WHAT THE TASK ASKS:
Without including any images, repeat the data exactly.

COLLECTED DATA:
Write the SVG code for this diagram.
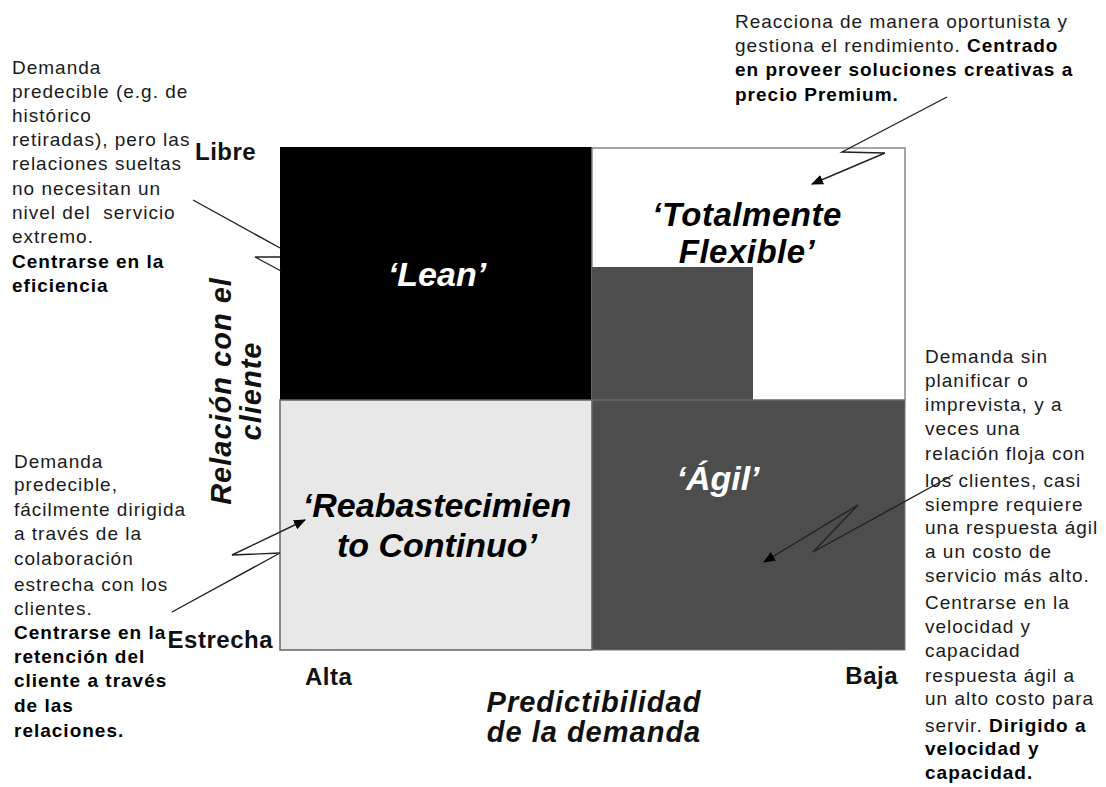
<svg xmlns="http://www.w3.org/2000/svg" width="1106" height="787" viewBox="0 0 1106 787">
  <defs>
    <marker id="arrow" viewBox="0 0 12 10" refX="11" refY="5" markerWidth="12" markerHeight="10" markerUnits="userSpaceOnUse" orient="auto">
      <path d="M0,0 L12,5 L0,10 z" fill="#000"/>
    </marker>
  </defs>
  <style>
    .note { font-family: "Liberation Sans", Arial, sans-serif; font-size: 19px; letter-spacing: 1px; fill: #1a1a1a; white-space: pre; }
    .b { font-weight: bold; fill: #000; }
    .axis { font-family: "Liberation Sans", Arial, sans-serif; font-size: 24px; font-weight: bold; fill: #111; letter-spacing: 0.5px; }
    .title { font-family: "Liberation Sans", Arial, sans-serif; font-size: 29px; font-weight: bold; font-style: italic; fill: #111; letter-spacing: 1px; }
    .quad { font-family: "Liberation Sans", Arial, sans-serif; font-size: 34px; font-weight: bold; font-style: italic; text-anchor: middle; }
    .link { fill: none; stroke: #222; stroke-width: 1.4; }
  </style>
  <rect width="1106" height="787" fill="#fff"/>

  <!-- quadrant grid -->
  <g id="lean">
    <rect x="280" y="147" width="312" height="253" fill="#000"/>
    <text class="quad" x="437" y="286" fill="#fff">‘Lean’</text>
  </g>
  <g id="totalmente-flexible">
    <rect x="592" y="148" width="313" height="252" fill="#fff" stroke="#888" stroke-width="1.5"/>
    <rect x="592" y="267" width="161" height="133" fill="#4d4d4d"/>
    <text class="quad" x="747" y="226" fill="#000" style="font-size:33px; letter-spacing:0.5px">‘Totalmente<tspan x="747" dy="37">Flexible’</tspan></text>
  </g>
  <g id="reabastecimiento">
    <rect x="280" y="400" width="312" height="250" fill="#e8e8e8" stroke="#666" stroke-width="1.5"/>
    <text class="quad" x="437" y="517" fill="#000">‘Reabastecimien<tspan x="437" dy="40">to Continuo’</tspan></text>
  </g>
  <g id="agil">
    <rect x="592" y="400" width="313" height="250" fill="#4d4d4d" stroke="#777" stroke-width="1"/>
    <text class="quad" x="718" y="490" fill="#fff">‘Ágil’</text>
  </g>

  <!-- axes -->
  <g id="eje-relacion">
    <text class="axis" x="195" y="160">Libre</text>
    <text class="axis" x="273" y="648" text-anchor="end">Estrecha</text>
    <text class="title" transform="translate(231,391) rotate(-90)" text-anchor="middle">Relación con el</text>
    <text class="title" transform="translate(261,391) rotate(-90)" text-anchor="middle">cliente</text>
  </g>
  <g id="eje-predictibilidad">
    <text class="axis" x="305" y="685">Alta</text>
    <text class="axis" x="898" y="684" text-anchor="end">Baja</text>
    <text class="title" x="594" y="712" text-anchor="middle">Predictibilidad</text>
    <text class="title" x="594" y="742" text-anchor="middle">de la demanda</text>
  </g>

  <!-- callout texts -->
  <g id="nota-lean">
    <text class="note" x="12" y="74">Demanda</text>
    <text class="note" x="12" y="98">predecible (e.g. de</text>
    <text class="note" x="12" y="122">histórico</text>
    <text class="note" x="12" y="146">retiradas), pero las</text>
    <text class="note" x="12" y="170">relaciones sueltas</text>
    <text class="note" x="12" y="195">no necesitan un</text>
    <text class="note" x="12" y="219">nivel del  servicio</text>
    <text class="note" x="12" y="243">extremo.</text>
    <text class="note b" x="12" y="268">Centrarse en la</text>
    <text class="note b" x="12" y="292">eficiencia</text>
  </g>
  <g id="nota-reabastecimiento">
    <text class="note" x="14" y="468">Demanda</text>
    <text class="note" x="14" y="491">predecible,</text>
    <text class="note" x="14" y="516">fácilmente dirigida</text>
    <text class="note" x="14" y="540">a través de la</text>
    <text class="note" x="14" y="565">colaboración</text>
    <text class="note" x="14" y="591">estrecha con los</text>
    <text class="note" x="14" y="615">clientes.</text>
    <text class="note b" x="14" y="639">Centrarse en la</text>
    <text class="note b" x="14" y="663">retención del</text>
    <text class="note b" x="14" y="687">cliente a través</text>
    <text class="note b" x="14" y="712">de las</text>
    <text class="note b" x="14" y="737">relaciones.</text>
  </g>
  <g id="nota-flexible">
    <text class="note" x="735" y="28">Reacciona de manera oportunista y</text>
    <text class="note" x="735" y="52">gestiona el rendimiento. <tspan class="b">Centrado</tspan></text>
    <text class="note b" x="735" y="76">en proveer soluciones creativas a</text>
    <text class="note b" x="735" y="101">precio Premium.</text>
  </g>
  <g id="nota-agil">
    <text class="note" x="925" y="363">Demanda sin</text>
    <text class="note" x="925" y="387">planificar o</text>
    <text class="note" x="925" y="411">imprevista, y a</text>
    <text class="note" x="925" y="435">veces una</text>
    <text class="note" x="925" y="460">relación floja con</text>
    <text class="note" x="925" y="487">los clientes, casi</text>
    <text class="note" x="925" y="511">siempre requiere</text>
    <text class="note" x="925" y="534">una respuesta ágil</text>
    <text class="note" x="925" y="558">a un costo de</text>
    <text class="note" x="925" y="582">servicio más alto.</text>
    <text class="note" x="925" y="609">Centrarse en la</text>
    <text class="note" x="925" y="633">velocidad y</text>
    <text class="note" x="925" y="657">capacidad</text>
    <text class="note" x="925" y="682">respuesta ágil a</text>
    <text class="note" x="925" y="705">un alto costo para</text>
    <text class="note" x="925" y="732">servir. <tspan class="b">Dirigido a</tspan></text>
    <text class="note b" x="925" y="755">velocidad y</text>
    <text class="note b" x="925" y="779">capacidad.</text>
  </g>

  <!-- zigzag callout connectors -->
  <g id="connectors">
    <path class="link" d="M193,200 L280,248 M280,257 L255,257 L281,271"/>
    <path class="link" d="M172,612 L280,553 L232,555 L305,520" marker-end="url(#arrow)"/>
    <path class="link" d="M947,97 L842,152 L885,153 L812,184" marker-end="url(#arrow)"/>
    <path class="link" d="M953,475 L813,552 L858,505 L764,562" stroke="#000" marker-end="url(#arrow)"/>
  </g>
</svg>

TASK RESULT:
Write the SVG code for this diagram.
<svg xmlns="http://www.w3.org/2000/svg" width="1106" height="787" viewBox="0 0 1106 787">
  <defs>
    <marker id="arrow" viewBox="0 0 12 10" refX="11" refY="5" markerWidth="12" markerHeight="10" markerUnits="userSpaceOnUse" orient="auto">
      <path d="M0,0 L12,5 L0,10 z" fill="#000"/>
    </marker>
  </defs>
  <style>
    .note { font-family: "Liberation Sans", Arial, sans-serif; font-size: 19px; letter-spacing: 1px; fill: #1a1a1a; white-space: pre; }
    .b { font-weight: bold; fill: #000; }
    .axis { font-family: "Liberation Sans", Arial, sans-serif; font-size: 24px; font-weight: bold; fill: #111; letter-spacing: 0.5px; }
    .title { font-family: "Liberation Sans", Arial, sans-serif; font-size: 29px; font-weight: bold; font-style: italic; fill: #111; letter-spacing: 1px; }
    .quad { font-family: "Liberation Sans", Arial, sans-serif; font-size: 34px; font-weight: bold; font-style: italic; text-anchor: middle; }
    .link { fill: none; stroke: #222; stroke-width: 1.4; }
  </style>
  <rect width="1106" height="787" fill="#fff"/>

  <!-- quadrant grid -->
  <g id="lean">
    <rect x="280" y="147" width="312" height="253" fill="#000"/>
    <text class="quad" x="437" y="286" fill="#fff">‘Lean’</text>
  </g>
  <g id="totalmente-flexible">
    <rect x="592" y="148" width="313" height="252" fill="#fff" stroke="#888" stroke-width="1.5"/>
    <rect x="592" y="267" width="161" height="133" fill="#4d4d4d"/>
    <text class="quad" x="747" y="226" fill="#000" style="font-size:33px; letter-spacing:0.5px">‘Totalmente<tspan x="747" dy="37">Flexible’</tspan></text>
  </g>
  <g id="reabastecimiento">
    <rect x="280" y="400" width="312" height="250" fill="#e8e8e8" stroke="#666" stroke-width="1.5"/>
    <text class="quad" x="437" y="517" fill="#000">‘Reabastecimien<tspan x="437" dy="40">to Continuo’</tspan></text>
  </g>
  <g id="agil">
    <rect x="592" y="400" width="313" height="250" fill="#4d4d4d" stroke="#777" stroke-width="1"/>
    <text class="quad" x="718" y="490" fill="#fff">‘Ágil’</text>
  </g>

  <!-- axes -->
  <g id="eje-relacion">
    <text class="axis" x="195" y="160">Libre</text>
    <text class="axis" x="273" y="648" text-anchor="end">Estrecha</text>
    <text class="title" transform="translate(231,391) rotate(-90)" text-anchor="middle">Relación con el</text>
    <text class="title" transform="translate(261,391) rotate(-90)" text-anchor="middle">cliente</text>
  </g>
  <g id="eje-predictibilidad">
    <text class="axis" x="305" y="685">Alta</text>
    <text class="axis" x="898" y="684" text-anchor="end">Baja</text>
    <text class="title" x="594" y="712" text-anchor="middle">Predictibilidad</text>
    <text class="title" x="594" y="742" text-anchor="middle">de la demanda</text>
  </g>

  <!-- callout texts -->
  <g id="nota-lean">
    <text class="note" x="12" y="74">Demanda</text>
    <text class="note" x="12" y="98">predecible (e.g. de</text>
    <text class="note" x="12" y="122">histórico</text>
    <text class="note" x="12" y="146">retiradas), pero las</text>
    <text class="note" x="12" y="170">relaciones sueltas</text>
    <text class="note" x="12" y="195">no necesitan un</text>
    <text class="note" x="12" y="219">nivel del  servicio</text>
    <text class="note" x="12" y="243">extremo.</text>
    <text class="note b" x="12" y="268">Centrarse en la</text>
    <text class="note b" x="12" y="292">eficiencia</text>
  </g>
  <g id="nota-reabastecimiento">
    <text class="note" x="14" y="468">Demanda</text>
    <text class="note" x="14" y="491">predecible,</text>
    <text class="note" x="14" y="516">fácilmente dirigida</text>
    <text class="note" x="14" y="540">a través de la</text>
    <text class="note" x="14" y="565">colaboración</text>
    <text class="note" x="14" y="591">estrecha con los</text>
    <text class="note" x="14" y="615">clientes.</text>
    <text class="note b" x="14" y="639">Centrarse en la</text>
    <text class="note b" x="14" y="663">retención del</text>
    <text class="note b" x="14" y="687">cliente a través</text>
    <text class="note b" x="14" y="712">de las</text>
    <text class="note b" x="14" y="737">relaciones.</text>
  </g>
  <g id="nota-flexible">
    <text class="note" x="735" y="28">Reacciona de manera oportunista y</text>
    <text class="note" x="735" y="52">gestiona el rendimiento. <tspan class="b">Centrado</tspan></text>
    <text class="note b" x="735" y="76">en proveer soluciones creativas a</text>
    <text class="note b" x="735" y="101">precio Premium.</text>
  </g>
  <g id="nota-agil">
    <text class="note" x="925" y="363">Demanda sin</text>
    <text class="note" x="925" y="387">planificar o</text>
    <text class="note" x="925" y="411">imprevista, y a</text>
    <text class="note" x="925" y="435">veces una</text>
    <text class="note" x="925" y="460">relación floja con</text>
    <text class="note" x="925" y="487">los clientes, casi</text>
    <text class="note" x="925" y="511">siempre requiere</text>
    <text class="note" x="925" y="534">una respuesta ágil</text>
    <text class="note" x="925" y="558">a un costo de</text>
    <text class="note" x="925" y="582">servicio más alto.</text>
    <text class="note" x="925" y="609">Centrarse en la</text>
    <text class="note" x="925" y="633">velocidad y</text>
    <text class="note" x="925" y="657">capacidad</text>
    <text class="note" x="925" y="682">respuesta ágil a</text>
    <text class="note" x="925" y="705">un alto costo para</text>
    <text class="note" x="925" y="732">servir. <tspan class="b">Dirigido a</tspan></text>
    <text class="note b" x="925" y="755">velocidad y</text>
    <text class="note b" x="925" y="779">capacidad.</text>
  </g>

  <!-- zigzag callout connectors -->
  <g id="connectors">
    <path class="link" d="M193,200 L280,248 M280,257 L255,257 L281,271"/>
    <path class="link" d="M172,612 L280,553 L232,555 L305,520" marker-end="url(#arrow)"/>
    <path class="link" d="M947,97 L842,152 L885,153 L812,184" marker-end="url(#arrow)"/>
    <path class="link" d="M953,475 L813,552 L858,505 L764,562" stroke="#000" marker-end="url(#arrow)"/>
  </g>
</svg>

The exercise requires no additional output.